Cette loi définit les infractions assimilées et élargit le rôle de la Cellule nationale de renseignements financiers. Les autorités de poursuite pénale, les régulateurs et le secteur privé disposent ainsi d’un cadre clair pour coopérer et échanger des informations sensibles.
Le texte prévoit aussi des amendes proportionnées, jugées dissuasives sans être paralysantes. Une mesure saluée par la Conférence des notaires, qui redoutait un durcissement brutal pouvant freiner l’investissement immobilier, souvent mal compris dans les précédentes évaluations mutuelles.
Cartographier le risque pour mieux cibler l’action
La cartographie proposée classera les risques en deux familles : non-conformité et risques inhérents. Les premiers renvoient aux failles dans les processus internes, les seconds à la nature même des produits financiers ou des zones géographiques où ils circulent.
Chaque secteur – assurance, change, transfert d’argent, immobilier, BTP – sera noté selon une échelle harmonisée. Les scores les plus élevés déclencheront des contrôles renforcés, tandis que les secteurs jugés moins critiques bénéficieront d’allègements normatifs pour soutenir la compétitivité.
Onghabat suggère d’alimenter l’outil avec des sources multiples : rapports d’audit, saisies douanières, déclarations d’opérations suspectes et enquêtes de terrain. Le Big Data pourrait faciliter l’actualisation semestrielle, condition sine qua non pour anticiper les typologies émergentes.
Défis pratiques et attentes des acteurs
Le premier défi reste le financement du dispositif. Selon le ministère du Budget, le coût initial avoisinerait deux milliards de francs CFA, notamment pour la plateforme numérique sécurisée. Une ligne spécifique pourrait être inscrite au projet de loi de finances 2024.

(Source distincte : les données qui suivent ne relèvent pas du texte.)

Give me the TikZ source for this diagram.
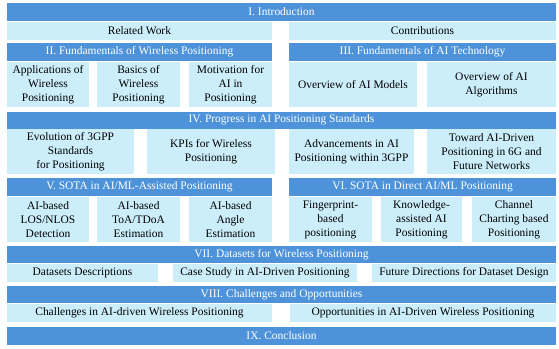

La formation des agents constitue l’autre point noir. Le Gabac propose déjà des modules, mais le rythme des sessions reste limité. « Former une centaine de contrôleurs supplémentaires par an est réalisable, à condition d’introduire des sessions hybrides », estime un consultant accrédité ISO 31000.
Enfin, le secteur informel échappe encore à la plupart des radars. Le comité aura pour mission d’impliquer les associations de changeurs de devises et de distributeurs de téléphonie mobile, afin de collecter des données jugées jusqu’ici trop éparses pour être exploitables.
Cap sur une conformité durable
Brazzaville entend présenter sa cartographie aux évaluateurs du GAFI lors du prochain cycle en Afrique. Les officiels espèrent ainsi consolider la réputation d’un pays respectueux des normes, condition préalable à l’arrivée d’investisseurs institutionnels encore frileux.
À moyen terme, le gouvernement mise sur la digitalisation des procédures d’identification client et la généralisation de la signature électronique. Ces outils réduiraient les interactions physiques, souvent sources de fraude, tout en accélérant les opérations commerciales légitimes.
« Nous voulons instaurer une culture du contrôle continu, non une campagne ponctuelle », résume un haut cadre du Contrôle d’État. Si l’ensemble des propositions se concrétise, la cartographie nationale pourrait devenir la boussole stratégique pour un environnement financier plus sûr et plus inclusif.
L’adhésion du secteur privé sera scrutée avec attention. Les banques locales, déjà engagées dans la certification ISO 37301 sur la conformité, pourraient devenir des partenaires pilotes. Leur retour d’expérience alimenterait la mise à jour permanente de la cartographie et consoliderait un climat d’affaires responsable.